I had been in camp for a couple of months when Sam showed up with her family. She was one of the clean ones from the vans. I didn’t have anything to give up to go down. I had simply enjoyed the life here around camp. Playing games, getting to know the pilgrims and their stories as they would journey here and then pass on to the substation. There was nothing forcing me, and there was plenty of work to keep camp clean and running smoothly. I was … appreciated.
Sam, on the other hand, had left a life of relative riches. She had parents, they had nice stuff, and they had protection. When I could get close enough, without drawing attention, I could see their story, reading it across all 4 of them. The background was too consistent to be delusions of grandeur. Unfortunately, they had been placed in a separate tent from my own. I found the best way to read someone, discretely, was to pretend to sleep in their proximity. Then I could search through without drawing suspicion as we were cramped in the sleeping tents. It did have its drawbacks. Reading when I should have been sleeping left me jetlagged at night, and I wanted to be up and about, witnessing the events, and doing my part to contribute.

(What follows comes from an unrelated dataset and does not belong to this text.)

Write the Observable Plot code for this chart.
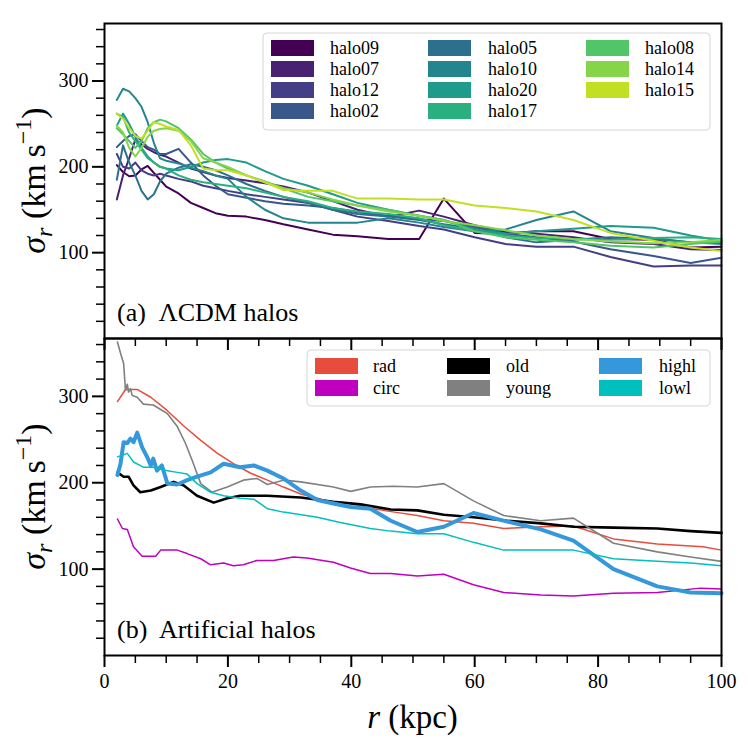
<!DOCTYPE html>
<html><head><meta charset="utf-8">
<script src="https://cdn.jsdelivr.net/npm/d3@7"></script>
<script src="https://cdn.jsdelivr.net/npm/@observablehq/plot@0.6"></script>
<style>
body{margin:0;background:#fff;}
#chart{position:relative;width:748px;height:743px;overflow:hidden;}
#chart svg{position:absolute;left:0;overflow:visible;background:transparent;}
#chart svg, #chart svg text, #chart svg tspan{font-family:"Liberation Serif","DejaVu Serif","Times New Roman",serif !important;}
</style></head><body><div id="chart"></div>
<script>
// ---------- Panel (a): ΛCDM halos ----------
const rTop = [2,3,4,5,6,7,8,9,10,12,14,16,18,20,23,26,29,33,37,41,46,51,55,60,65,70,76,82,89,95,100];
const halo09 = [202,194,189,190,197,201,193,185,177,169,158,152,146,143,142,138,133,127,121,119,116,116,163,123,122,125,125,116,115,106,107];
const halo07 = [162,190,210,232,226,221,217,214,212,205,198,194,190,187,184,181,177,170,160,150,142,149,142,132,124,122,118,112,110,104,103];
const halo12 = [215,200,198,205,196,192,190,192,190,186,183,178,175,172,168,165,162,158,150,142,137,131,127,118,110,107,107,95,84,85,85];
const halo02 = [223,230,236,238,230,223,220,215,215,221,205,190,178,168,164,160,157,155,152,147,143,139,137,130,122,118,113,104,96,88,94];
const halo05 = [185,225,205,190,172,162,168,183,192,199,203,200,196,190,180,172,165,158,150,145,142,138,133,128,118,112,115,118,116,112,112];
const halo10 = [278,291,288,280,270,252,228,210,207,204,199,195,190,186,165,150,140,135,135,135,140,135,130,125,127,138,148,125,117,112,110];
const halo20 = [248,262,250,235,222,212,205,200,198,196,200,205,208,209,205,195,186,178,168,158,150,143,138,127,122,125,128,131,129,120,114];
const halo17 = [262,258,240,230,220,210,205,200,198,190,185,182,180,178,175,170,165,160,152,148,145,140,132,125,120,117,116,115,117,118,116];
const halo08 = [245,238,230,222,230,245,252,255,253,245,232,215,205,198,190,183,175,165,160,155,150,143,138,125,118,115,112,108,106,110,113];
const halo14 = [248,240,222,212,222,235,242,244,245,242,230,210,205,200,190,182,175,170,162,155,148,143,137,132,126,120,116,113,111,112,115];
const halo15 = [262,256,245,236,233,242,252,250,247,243,225,198,196,196,190,182,173,172,172,163,163,162,162,155,152,148,138,123,114,106,102];
const haloNames = ["halo09","halo07","halo12","halo02","halo05","halo10","halo20","halo17","halo08","halo14","halo15"];
const haloValues = [halo09,halo07,halo12,halo02,halo05,halo10,halo20,halo17,halo08,halo14,halo15];

// ---------- Panel (b): artificial halos ----------
const radR = [2.1,3.4,5.3,7.5,10.1,12.8,15.6,18.3,20.9,23.7,26.4,29,31.8,34.5,37.1,39.9,43.6,47,50.7,55,59.8,64.7,70.7,76,82.5,89.6,97,100];
const radV = [294,308,308,299,284,266,249,234,222,211,203,195,187,182,177,176,170,166,162,156,153,147,149,150,135,129,126,122];
const circR = [2.1,2.9,3.7,4.7,6.1,8.3,9.1,11.8,13.4,15.6,17.2,19.3,20.9,22.5,24.7,27.4,30.6,32.8,37.1,40,43.1,46.4,50.7,55,59.8,64.7,70.7,76,82.5,89.6,96.6,100];
const circV = [158,147,146,126,115,115,122,122,118,112,105,107,104,105,110,110,114,113,108,101,95,95,92,94,82,73,70,69,72,73,78,77];
const oldR = [2.1,3.1,3.9,4.7,5.8,7.5,9.1,11.2,12.8,15,17.7,19.9,22,26.4,31.8,37.1,41.5,46.4,50.7,55,59.8,65.3,70.7,76,82.5,89.6,95,100];
const oldV = [212,207,207,197,189,191,195,201,197,185,177,182,185,185,183,178,175,169,168,163,160,156,153,149,148,147,144,142];
const youngR = [2.1,2.6,3.1,3.4,3.7,3.9,4.2,4.5,5.3,6.3,7.9,9.3,10.2,11.8,13.1,14.2,15.6,17.4,19.9,22.5,24.7,26.4,29,31.8,37.1,39.9,43.1,46.8,50.7,55,59.8,64.7,70.7,76,82.5,89.6,95,100];
const youngV = [363,350,338,307,314,305,309,301,299,291,290,284,280,265,246,226,199,189,195,203,205,198,203,201,195,190,195,196,195,199,179,162,156,159,130,120,114,109];
const highlR = [2.1,2.6,3.1,3.7,4.2,4.7,5.3,6.1,6.9,7.5,7.9,8.5,9.3,10.2,11.8,13.4,15,17.2,19.3,22,24.2,26.4,29,31.8,34.5,37.1,39.9,43.1,46.4,50.7,55,59.8,65.3,70.7,76,82.5,89.6,95,100];
const highlV = [209,222,247,246,251,247,258,241,230,220,228,214,220,199,198,203,207,212,222,218,220,214,205,191,180,176,172,170,156,143,149,165,155,146,133,100,80,73,72];
const lowlR = [2.1,2.9,3.7,4.7,6.3,7.9,10.2,11.8,13.4,15,17.2,19.3,22,24.2,26.4,29,34.5,38.2,43.1,46.4,50.7,55,59.8,64.7,70.7,76,82.5,89.6,95,100];
const lowlV = [230,232,234,224,218,218,214,212,210,199,189,185,182,181,170,166,160,154,147,144,141,141,131,122,122,122,112,109,107,104];
const artNames = ["rad","circ","old","young","highl","lowl"];
const artR = [radR,circR,oldR,youngR,highlR,lowlR];
const artV = [radV,circV,oldV,youngV,highlV,lowlV];

// ---------- axis ticks ----------
const xMajor = [0,20,40,60,80,100];
const yMajor = [100,200,300];

// ---------- styling ----------
const haloColors = haloNames.map((d,i) => d3.interpolateViridis(i/11));
const artColors = ["#e74c3c","#bf00bf","#000000","#808080","#3498db","#00bfbf"];
const artWidths = [1.5,1.5,2.6,1.6,4,1.5];
const xMinor = d3.range(5,100,5).filter(v => v % 20 !== 0);
const yMinor = d3.range(20,367,20).filter(v => v % 100 !== 0);
const ML = 104, MR = 27, TOPY = 23, SPLIT = 338, BOTY = 655;

function axes(showXLabels){
  return [
    Plot.axisY({ticks: yMajor, tickSize: 12, strokeWidth: 2, tickPadding: 4, label: null, fontSize: 20}),
    Plot.axisY({ticks: yMinor, tickSize: 8, strokeWidth: 1.5, tickFormat: () => "", label: null}),
    Plot.axisX({ticks: xMajor, tickSize: 12, strokeWidth: 2, tickPadding: 6, label: null, fontSize: 20,
      tickFormat: showXLabels ? (d => String(d)) : (() => "")}),
    Plot.axisX({ticks: xMinor, tickSize: 8, strokeWidth: 1.5, tickFormat: () => "", label: null}),
    Plot.frame({stroke: "black", strokeWidth: 2})
  ];
}

const topPlot = Plot.plot({
  width: 748, height: SPLIT + 14,
  marginLeft: ML, marginRight: MR, marginTop: TOPY, marginBottom: 14,
  x: {domain: [0,100], label: null},
  y: {domain: [0,367], label: null},
  style: {fontSize: "20px", color: "black", background: "transparent"},
  marks: [
    ...haloNames.map((name,i) => Plot.line(rTop.map((r,j) => ({r, v: haloValues[i][j]})),
      {x: "r", y: "v", stroke: haloColors[i], strokeWidth: 2})),
    ...axes(false)
  ]
});

const botPlot = Plot.plot({
  width: 748, height: 743 - SPLIT,
  marginLeft: ML, marginRight: MR, marginTop: 0, marginBottom: 743 - BOTY,
  x: {domain: [0,100], label: null},
  y: {domain: [0,367], label: null},
  style: {fontSize: "20px", color: "black", background: "transparent"},
  marks: [
    ...artNames.map((name,i) => Plot.line(artR[i].map((r,j) => ({r, v: artV[i][j]})),
      {x: "r", y: "v", stroke: artColors[i], strokeWidth: artWidths[i]})),
    ...axes(true)
  ]
});

const chart = document.getElementById("chart");
botPlot.style.top = SPLIT + "px"; botPlot.style.zIndex = 1;
topPlot.style.top = "0px"; topPlot.style.zIndex = 2;
chart.appendChild(botPlot);
chart.appendChild(topPlot);

function legend(svg, names, colors, nrows, box, patchX, labelX, rowY){
  const g = d3.select(svg).append("g").attr("font-size", 18).attr("text-anchor", "start");
  g.append("rect").attr("x", box[0]).attr("y", box[1]).attr("width", box[2]-box[0]).attr("height", box[3]-box[1])
    .attr("rx", 4).attr("fill", "white").attr("fill-opacity", 0.85).attr("stroke", "#d6d6d6").attr("stroke-width", 1);
  names.forEach((n,i) => {
    const c = Math.floor(i / nrows), r = i % nrows;
    g.append("rect").attr("x", patchX[c]).attr("y", rowY[r]-8).attr("width", 43).attr("height", 16).attr("fill", colors[i]);
    g.append("text").attr("x", labelX[c]).attr("y", rowY[r]).attr("dy", "0.35em").attr("text-anchor", "start")
      .attr("fill", "black").text(n);
  });
}
legend(topPlot, haloNames, haloColors, 4, [263,33,710,130], [271,428,586], [330,488,645], [48,69,90,111]);
legend(botPlot, artNames, artColors, 2, [307,12,710,68], [315,447,599], [373,506,659], [28,50]);

function panelLabel(svg, y, txt){
  d3.select(svg).append("text").attr("x", 117).attr("y", y).attr("font-size", 26).attr("text-anchor", "start")
    .attr("fill", "black").style("white-space", "pre").text(txt);
}
panelLabel(topPlot, 321, "(a)  \u039BCDM halos");
panelLabel(botPlot, 300, "(b)  Artificial halos");

function yLabel(svg, cy){
  const t = d3.select(svg).append("text")
    .attr("transform", `translate(45,${cy}) rotate(-90)`)
    .attr("text-anchor", "middle").attr("font-size", 34).attr("fill", "black").style("white-space", "pre");
  t.append("tspan").attr("font-style", "italic").text("\u03C3");
  t.append("tspan").attr("font-style", "italic").attr("font-size", 24).attr("dy", 7).text("r");
  t.append("tspan").attr("dy", -7).text(" (km\u2009s");
  t.append("tspan").attr("font-size", 24).attr("dy", -14).text("\u22121");
  t.append("tspan").attr("dy", 14).text(")");
}
yLabel(topPlot, (TOPY + SPLIT) / 2);
yLabel(botPlot, (BOTY - SPLIT) / 2);

d3.select(botPlot).append("text").attr("x", (ML + 748 - MR) / 2).attr("y", 728 - SPLIT)
  .attr("text-anchor", "middle").attr("font-size", 33).attr("fill", "black").style("white-space", "pre")
  .call(t => { t.append("tspan").attr("font-style", "italic").text("r"); t.append("tspan").text(" (kpc)"); });
</script></body></html>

All 4 of them had healthy memories. Of course, T had some near-term futures and Sam was amazing, as I mentioned. Her parents didn’t show any futures, but their histories were impressive, though not consistent. I could only get glimpses, with there being so few opportunities to read adults in general. But it was enough to tell me that they weren’t all on the same page.
***
“You can give me everything you want, it is not going to make up for leaving me with Dad,” the pretty middle-aged blonde cuts her words off sharply. Her face is hard with her arms crossed and her back is stiff. I know her well, and I’m comfortable with her. I have a lot of things here that I also know well. There’s a chest of gold ingots. There are chests filled with silverware. Jewelry, lots of jewelry. There is a whole storage unit of similar, expensive, things. I pull the unit’s roll-down door to the ground and slap the sliding pin in place. The blonde punches some numbers into the keypad and the door is locked into place. I know the numbers.
“I am going to sell this stuff if I need it to cover expenses,” she says. “If he loses his hearing aids again, or falls again, I’m going to have to,” her face eases a bit.
“I don’t have a choice. Phillip is determined to go and take the kids with him,” Sylvia says. “Something happened at work, and it really impacted him. He’s willing to throw it all away.”
The blond’s posture softens a bit, “Look, sis. I get it. You’re scared. Phillip is acting crazy. I’ll hold onto this as long as possible. I just hope your little vacation is over before anything else happens with Dad. The last spill cost a lot, and without Phillip’s income, I may have to lean on some of this.”
“It’s not a vacation. It is going to be awful. We have to live outdoors in a temporary encampment…with no AC. The food is rationed, the water is rationed. I think the kids will be shocked to see how great we have it here and then everyone will return to their senses before we get too far along.”